Begin at the top of the entries below and write out every line through the one containing "import seaborn as sns", excluding pictures.

◆ Source code of charts
--------

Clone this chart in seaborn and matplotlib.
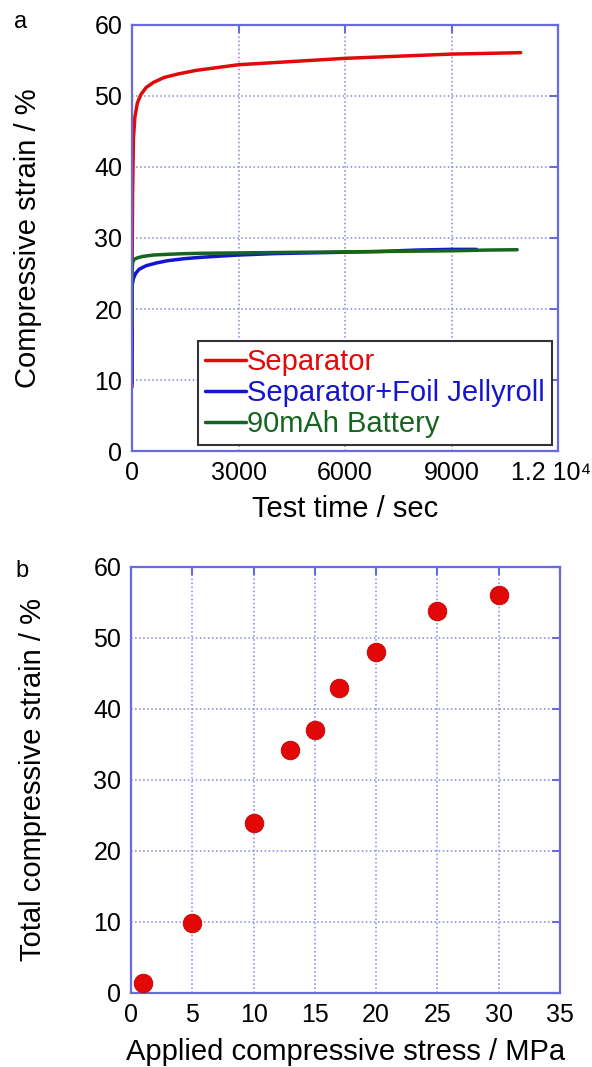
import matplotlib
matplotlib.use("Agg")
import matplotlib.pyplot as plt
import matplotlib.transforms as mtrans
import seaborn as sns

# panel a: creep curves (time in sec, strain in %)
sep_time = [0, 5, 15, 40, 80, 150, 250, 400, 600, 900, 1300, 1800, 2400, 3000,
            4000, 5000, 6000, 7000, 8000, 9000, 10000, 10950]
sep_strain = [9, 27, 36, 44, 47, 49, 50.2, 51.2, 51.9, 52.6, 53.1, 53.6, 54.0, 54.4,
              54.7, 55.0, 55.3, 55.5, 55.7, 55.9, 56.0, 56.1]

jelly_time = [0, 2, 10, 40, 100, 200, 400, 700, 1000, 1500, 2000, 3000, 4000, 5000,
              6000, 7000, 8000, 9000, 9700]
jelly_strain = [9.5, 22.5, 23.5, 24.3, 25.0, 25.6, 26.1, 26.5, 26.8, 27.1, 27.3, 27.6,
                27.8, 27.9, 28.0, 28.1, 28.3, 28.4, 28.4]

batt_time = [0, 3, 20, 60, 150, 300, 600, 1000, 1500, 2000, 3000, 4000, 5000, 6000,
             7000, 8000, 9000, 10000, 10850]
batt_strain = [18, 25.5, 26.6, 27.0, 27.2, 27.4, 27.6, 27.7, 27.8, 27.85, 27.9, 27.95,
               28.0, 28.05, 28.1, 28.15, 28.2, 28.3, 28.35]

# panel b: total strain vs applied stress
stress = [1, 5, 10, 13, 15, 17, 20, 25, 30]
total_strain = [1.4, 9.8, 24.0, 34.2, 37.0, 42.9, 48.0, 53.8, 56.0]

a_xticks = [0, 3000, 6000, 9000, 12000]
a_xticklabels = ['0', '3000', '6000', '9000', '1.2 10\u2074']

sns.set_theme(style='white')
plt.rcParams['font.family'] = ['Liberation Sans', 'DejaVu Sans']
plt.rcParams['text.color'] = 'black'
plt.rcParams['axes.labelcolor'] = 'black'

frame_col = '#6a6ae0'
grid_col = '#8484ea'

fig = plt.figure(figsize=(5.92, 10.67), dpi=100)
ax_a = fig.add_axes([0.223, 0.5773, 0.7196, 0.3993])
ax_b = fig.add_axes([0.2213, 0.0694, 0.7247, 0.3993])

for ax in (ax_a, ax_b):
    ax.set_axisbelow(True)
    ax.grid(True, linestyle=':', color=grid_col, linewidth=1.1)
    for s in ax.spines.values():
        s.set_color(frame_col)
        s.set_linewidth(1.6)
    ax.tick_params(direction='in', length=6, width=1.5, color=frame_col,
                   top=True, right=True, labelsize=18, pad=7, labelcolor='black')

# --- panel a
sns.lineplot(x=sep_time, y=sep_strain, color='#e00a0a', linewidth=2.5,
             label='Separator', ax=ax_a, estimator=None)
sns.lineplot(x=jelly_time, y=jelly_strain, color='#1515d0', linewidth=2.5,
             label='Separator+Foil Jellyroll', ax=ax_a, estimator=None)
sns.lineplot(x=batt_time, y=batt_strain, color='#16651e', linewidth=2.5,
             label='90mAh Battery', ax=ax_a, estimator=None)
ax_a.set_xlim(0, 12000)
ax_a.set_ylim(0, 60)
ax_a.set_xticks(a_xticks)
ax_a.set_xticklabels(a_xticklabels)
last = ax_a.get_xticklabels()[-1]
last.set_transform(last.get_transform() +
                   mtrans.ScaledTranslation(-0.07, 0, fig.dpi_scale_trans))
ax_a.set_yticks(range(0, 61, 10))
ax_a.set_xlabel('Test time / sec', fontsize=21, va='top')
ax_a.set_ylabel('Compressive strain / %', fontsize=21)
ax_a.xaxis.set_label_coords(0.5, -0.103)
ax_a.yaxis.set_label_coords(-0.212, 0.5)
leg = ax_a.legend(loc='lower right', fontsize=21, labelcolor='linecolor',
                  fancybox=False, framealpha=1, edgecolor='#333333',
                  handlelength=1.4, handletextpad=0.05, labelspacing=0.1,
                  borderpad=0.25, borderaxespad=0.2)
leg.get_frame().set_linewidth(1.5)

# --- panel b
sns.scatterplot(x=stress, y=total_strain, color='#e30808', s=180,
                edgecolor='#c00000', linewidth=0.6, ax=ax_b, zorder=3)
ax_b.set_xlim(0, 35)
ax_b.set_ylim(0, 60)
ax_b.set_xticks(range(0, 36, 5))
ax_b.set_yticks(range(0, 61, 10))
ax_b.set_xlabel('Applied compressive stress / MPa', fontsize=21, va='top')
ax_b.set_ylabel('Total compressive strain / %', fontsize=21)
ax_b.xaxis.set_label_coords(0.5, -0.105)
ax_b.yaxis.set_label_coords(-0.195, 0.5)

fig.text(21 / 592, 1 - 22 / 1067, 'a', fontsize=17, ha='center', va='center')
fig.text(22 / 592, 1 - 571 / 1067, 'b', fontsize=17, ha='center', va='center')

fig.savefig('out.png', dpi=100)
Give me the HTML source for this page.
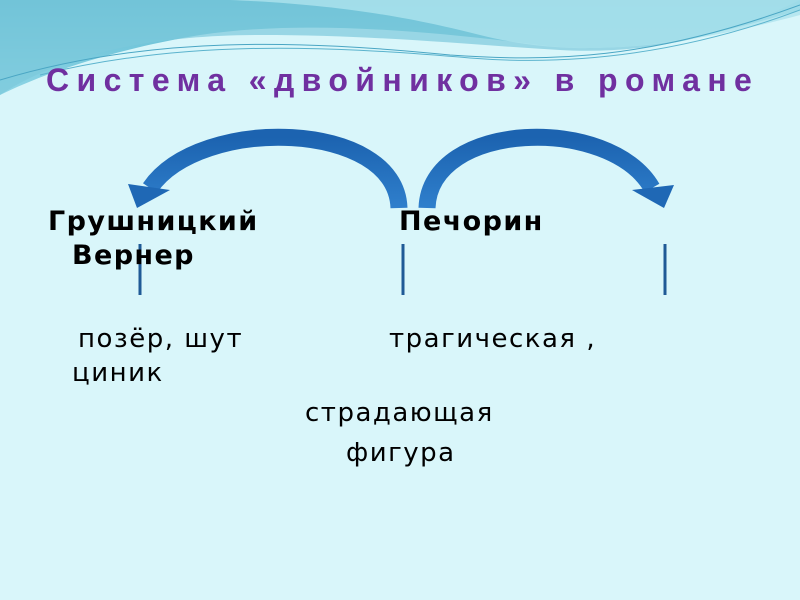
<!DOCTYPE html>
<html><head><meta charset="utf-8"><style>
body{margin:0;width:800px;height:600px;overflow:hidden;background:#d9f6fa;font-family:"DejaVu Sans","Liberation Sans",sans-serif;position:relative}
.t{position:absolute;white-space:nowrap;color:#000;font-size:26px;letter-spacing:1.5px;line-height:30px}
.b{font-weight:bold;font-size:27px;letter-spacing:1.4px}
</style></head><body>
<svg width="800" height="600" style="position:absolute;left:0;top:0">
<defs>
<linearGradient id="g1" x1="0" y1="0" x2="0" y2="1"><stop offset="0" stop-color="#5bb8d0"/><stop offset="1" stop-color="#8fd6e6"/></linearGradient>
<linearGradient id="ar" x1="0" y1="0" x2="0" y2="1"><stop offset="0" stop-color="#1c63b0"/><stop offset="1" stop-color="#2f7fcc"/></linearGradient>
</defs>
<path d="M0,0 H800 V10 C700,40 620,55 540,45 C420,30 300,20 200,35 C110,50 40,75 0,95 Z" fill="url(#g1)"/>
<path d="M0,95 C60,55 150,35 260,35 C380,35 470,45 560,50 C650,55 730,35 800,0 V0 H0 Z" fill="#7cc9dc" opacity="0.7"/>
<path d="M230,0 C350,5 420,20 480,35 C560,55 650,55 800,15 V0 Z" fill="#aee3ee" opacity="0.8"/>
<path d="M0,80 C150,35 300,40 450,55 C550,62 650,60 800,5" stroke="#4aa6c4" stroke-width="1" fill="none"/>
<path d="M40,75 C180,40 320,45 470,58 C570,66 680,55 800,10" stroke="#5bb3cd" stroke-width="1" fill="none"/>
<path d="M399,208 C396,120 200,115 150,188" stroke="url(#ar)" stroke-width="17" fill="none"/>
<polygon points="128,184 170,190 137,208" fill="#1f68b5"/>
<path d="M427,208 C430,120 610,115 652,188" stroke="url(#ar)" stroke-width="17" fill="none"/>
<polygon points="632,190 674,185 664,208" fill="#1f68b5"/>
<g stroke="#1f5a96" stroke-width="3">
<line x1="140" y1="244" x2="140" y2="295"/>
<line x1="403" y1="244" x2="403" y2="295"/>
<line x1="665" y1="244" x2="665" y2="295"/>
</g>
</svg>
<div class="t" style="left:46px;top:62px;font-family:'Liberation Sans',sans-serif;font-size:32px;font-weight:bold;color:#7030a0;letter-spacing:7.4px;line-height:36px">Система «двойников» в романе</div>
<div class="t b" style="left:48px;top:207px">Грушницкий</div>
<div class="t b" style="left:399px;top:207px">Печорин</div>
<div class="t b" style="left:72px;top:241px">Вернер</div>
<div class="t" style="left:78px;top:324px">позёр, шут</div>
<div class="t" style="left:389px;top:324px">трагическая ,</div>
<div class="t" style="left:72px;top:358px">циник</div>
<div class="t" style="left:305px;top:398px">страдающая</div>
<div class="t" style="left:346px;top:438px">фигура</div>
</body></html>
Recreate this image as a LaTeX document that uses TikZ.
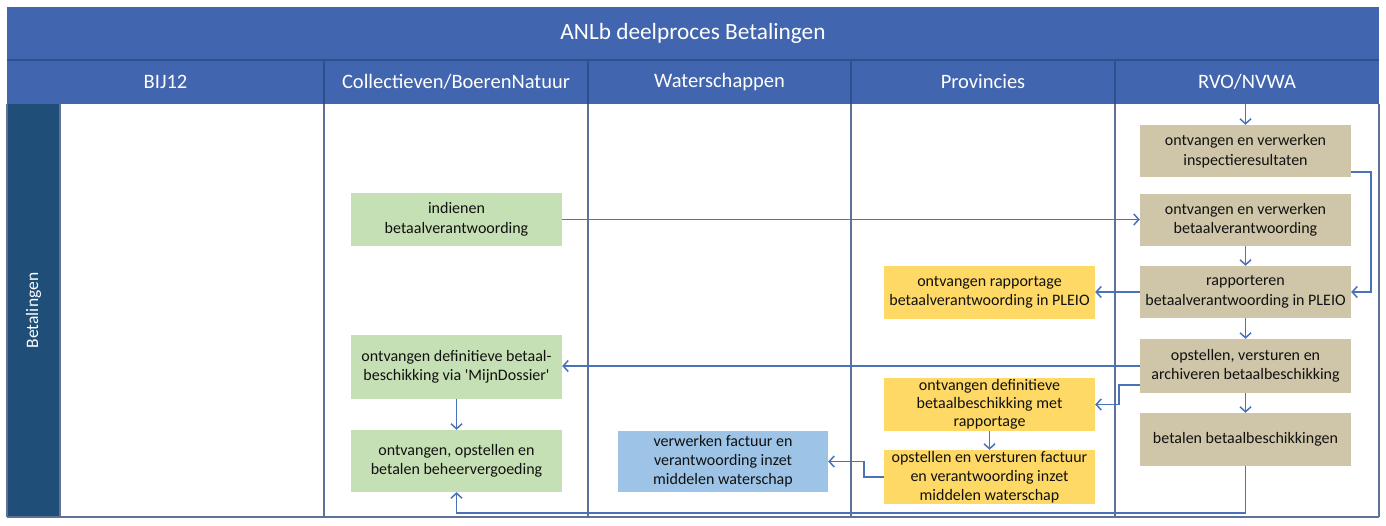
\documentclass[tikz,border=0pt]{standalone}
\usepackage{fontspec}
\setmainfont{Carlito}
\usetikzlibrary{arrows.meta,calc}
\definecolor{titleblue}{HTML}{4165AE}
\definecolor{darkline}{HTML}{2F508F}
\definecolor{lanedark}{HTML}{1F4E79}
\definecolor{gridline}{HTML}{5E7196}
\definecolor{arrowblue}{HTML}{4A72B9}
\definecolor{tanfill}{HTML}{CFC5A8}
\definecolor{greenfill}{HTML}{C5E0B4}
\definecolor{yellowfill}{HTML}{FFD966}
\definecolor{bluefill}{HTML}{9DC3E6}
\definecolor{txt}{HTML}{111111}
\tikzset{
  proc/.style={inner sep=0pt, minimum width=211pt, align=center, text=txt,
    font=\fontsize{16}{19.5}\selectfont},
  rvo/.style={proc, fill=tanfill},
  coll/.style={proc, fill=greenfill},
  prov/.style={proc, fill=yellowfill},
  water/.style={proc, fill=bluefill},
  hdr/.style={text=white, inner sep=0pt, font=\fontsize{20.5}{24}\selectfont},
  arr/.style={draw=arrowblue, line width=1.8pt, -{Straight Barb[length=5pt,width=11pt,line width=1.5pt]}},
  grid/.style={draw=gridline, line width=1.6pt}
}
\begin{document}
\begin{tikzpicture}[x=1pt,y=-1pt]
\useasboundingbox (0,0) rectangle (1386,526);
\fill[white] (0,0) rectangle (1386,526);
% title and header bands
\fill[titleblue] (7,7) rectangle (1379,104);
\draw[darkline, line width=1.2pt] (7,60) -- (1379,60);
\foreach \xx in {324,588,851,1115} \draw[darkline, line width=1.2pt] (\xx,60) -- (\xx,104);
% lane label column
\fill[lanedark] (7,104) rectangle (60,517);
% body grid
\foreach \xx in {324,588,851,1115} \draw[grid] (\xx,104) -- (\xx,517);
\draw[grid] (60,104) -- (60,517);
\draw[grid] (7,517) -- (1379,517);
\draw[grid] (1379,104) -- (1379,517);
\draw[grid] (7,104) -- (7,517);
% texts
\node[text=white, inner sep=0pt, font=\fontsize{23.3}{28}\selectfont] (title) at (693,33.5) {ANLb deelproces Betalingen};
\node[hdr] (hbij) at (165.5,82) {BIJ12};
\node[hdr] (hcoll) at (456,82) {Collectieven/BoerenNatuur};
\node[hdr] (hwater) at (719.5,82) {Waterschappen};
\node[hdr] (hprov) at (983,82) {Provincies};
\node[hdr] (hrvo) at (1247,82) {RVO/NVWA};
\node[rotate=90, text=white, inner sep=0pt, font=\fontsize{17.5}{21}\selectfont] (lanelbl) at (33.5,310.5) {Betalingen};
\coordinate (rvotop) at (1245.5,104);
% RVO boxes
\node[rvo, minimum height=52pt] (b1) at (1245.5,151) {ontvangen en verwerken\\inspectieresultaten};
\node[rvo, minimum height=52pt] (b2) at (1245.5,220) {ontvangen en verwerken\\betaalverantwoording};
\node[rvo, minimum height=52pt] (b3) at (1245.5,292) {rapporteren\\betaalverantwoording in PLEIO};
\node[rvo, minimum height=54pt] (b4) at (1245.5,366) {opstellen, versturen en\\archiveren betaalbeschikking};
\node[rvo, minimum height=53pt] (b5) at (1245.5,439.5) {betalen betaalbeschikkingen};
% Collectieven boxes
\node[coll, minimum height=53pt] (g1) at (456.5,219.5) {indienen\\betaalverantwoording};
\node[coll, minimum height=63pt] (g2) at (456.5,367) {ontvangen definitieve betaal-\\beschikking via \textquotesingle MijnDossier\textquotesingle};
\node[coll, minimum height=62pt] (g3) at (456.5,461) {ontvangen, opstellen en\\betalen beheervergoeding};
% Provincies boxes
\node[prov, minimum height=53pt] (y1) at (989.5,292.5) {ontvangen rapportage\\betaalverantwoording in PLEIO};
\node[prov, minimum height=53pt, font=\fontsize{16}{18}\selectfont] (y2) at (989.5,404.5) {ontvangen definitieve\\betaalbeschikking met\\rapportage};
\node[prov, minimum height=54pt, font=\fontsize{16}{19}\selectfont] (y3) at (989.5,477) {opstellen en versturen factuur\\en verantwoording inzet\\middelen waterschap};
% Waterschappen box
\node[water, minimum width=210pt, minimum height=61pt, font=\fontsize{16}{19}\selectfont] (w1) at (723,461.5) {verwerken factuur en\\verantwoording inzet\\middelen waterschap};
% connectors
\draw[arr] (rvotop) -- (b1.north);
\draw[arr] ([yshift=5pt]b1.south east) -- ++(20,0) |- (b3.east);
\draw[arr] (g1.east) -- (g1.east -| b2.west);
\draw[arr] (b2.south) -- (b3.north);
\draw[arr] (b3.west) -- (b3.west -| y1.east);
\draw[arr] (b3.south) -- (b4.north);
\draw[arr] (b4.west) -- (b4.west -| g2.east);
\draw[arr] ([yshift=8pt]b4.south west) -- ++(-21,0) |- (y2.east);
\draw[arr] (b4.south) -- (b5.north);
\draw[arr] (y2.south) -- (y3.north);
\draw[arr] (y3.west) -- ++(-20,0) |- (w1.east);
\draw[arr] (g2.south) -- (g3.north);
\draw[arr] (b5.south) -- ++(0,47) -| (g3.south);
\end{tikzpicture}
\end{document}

--------

◆ OUTPUT BELOW
Clone this chart in seaborn and matplotlib.
import matplotlib
matplotlib.use("Agg")
import matplotlib.pyplot as plt
import matplotlib.transforms as mtrans
import seaborn as sns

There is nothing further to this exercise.